▶ Exercise description: Print the first line of the material below and each line after it, exactly as written, ending with the line that contains "const fmt = v".

▶ Recorded information:
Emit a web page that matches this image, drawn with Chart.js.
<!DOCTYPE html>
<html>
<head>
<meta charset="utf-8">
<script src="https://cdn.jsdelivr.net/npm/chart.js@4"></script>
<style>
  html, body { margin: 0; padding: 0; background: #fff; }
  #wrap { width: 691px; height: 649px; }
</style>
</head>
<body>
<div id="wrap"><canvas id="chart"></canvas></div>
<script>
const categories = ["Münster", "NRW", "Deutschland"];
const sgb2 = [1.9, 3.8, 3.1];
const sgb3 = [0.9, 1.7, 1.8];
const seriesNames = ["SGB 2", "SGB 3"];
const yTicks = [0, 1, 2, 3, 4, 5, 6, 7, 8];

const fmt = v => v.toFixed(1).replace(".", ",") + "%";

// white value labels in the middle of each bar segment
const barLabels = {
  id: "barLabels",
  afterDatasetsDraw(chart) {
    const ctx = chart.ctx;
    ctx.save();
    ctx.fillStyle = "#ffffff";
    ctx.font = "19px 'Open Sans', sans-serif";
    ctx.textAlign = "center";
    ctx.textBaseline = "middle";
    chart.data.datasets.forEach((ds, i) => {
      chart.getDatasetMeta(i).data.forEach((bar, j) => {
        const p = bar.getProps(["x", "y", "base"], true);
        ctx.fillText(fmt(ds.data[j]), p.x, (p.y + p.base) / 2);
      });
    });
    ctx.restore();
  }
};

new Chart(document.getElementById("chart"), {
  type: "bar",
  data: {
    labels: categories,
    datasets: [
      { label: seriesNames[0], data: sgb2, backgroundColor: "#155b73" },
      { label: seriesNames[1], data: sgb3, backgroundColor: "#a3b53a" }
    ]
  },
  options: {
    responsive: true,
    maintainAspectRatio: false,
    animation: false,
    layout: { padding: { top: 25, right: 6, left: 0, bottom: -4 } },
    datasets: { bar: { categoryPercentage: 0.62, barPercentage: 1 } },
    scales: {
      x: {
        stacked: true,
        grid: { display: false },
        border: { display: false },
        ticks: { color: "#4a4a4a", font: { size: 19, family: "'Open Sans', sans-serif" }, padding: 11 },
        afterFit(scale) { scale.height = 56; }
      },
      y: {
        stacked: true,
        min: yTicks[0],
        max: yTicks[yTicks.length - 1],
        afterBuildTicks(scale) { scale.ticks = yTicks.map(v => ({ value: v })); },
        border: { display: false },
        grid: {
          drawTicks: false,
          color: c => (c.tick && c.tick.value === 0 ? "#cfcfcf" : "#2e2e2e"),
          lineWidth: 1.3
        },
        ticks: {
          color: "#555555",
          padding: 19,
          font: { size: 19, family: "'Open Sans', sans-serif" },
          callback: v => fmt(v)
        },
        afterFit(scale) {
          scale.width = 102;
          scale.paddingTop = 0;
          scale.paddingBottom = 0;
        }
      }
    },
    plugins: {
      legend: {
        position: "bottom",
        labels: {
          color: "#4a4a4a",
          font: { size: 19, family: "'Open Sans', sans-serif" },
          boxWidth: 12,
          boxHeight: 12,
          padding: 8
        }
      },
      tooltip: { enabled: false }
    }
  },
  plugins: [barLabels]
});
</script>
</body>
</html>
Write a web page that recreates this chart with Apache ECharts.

▶ The response:
Emit a web page that matches this image, drawn with Chart.js.
<!DOCTYPE html>
<html>
<head>
<meta charset="utf-8">
<script src="https://cdn.jsdelivr.net/npm/chart.js@4"></script>
<style>
  html, body { margin: 0; padding: 0; background: #fff; }
  #wrap { width: 691px; height: 649px; }
</style>
</head>
<body>
<div id="wrap"><canvas id="chart"></canvas></div>
<script>
const categories = ["Münster", "NRW", "Deutschland"];
const sgb2 = [1.9, 3.8, 3.1];
const sgb3 = [0.9, 1.7, 1.8];
const seriesNames = ["SGB 2", "SGB 3"];
const yTicks = [0, 1, 2, 3, 4, 5, 6, 7, 8];

const fmt = v => v.toFixed(1).replace(".", ",") + "%";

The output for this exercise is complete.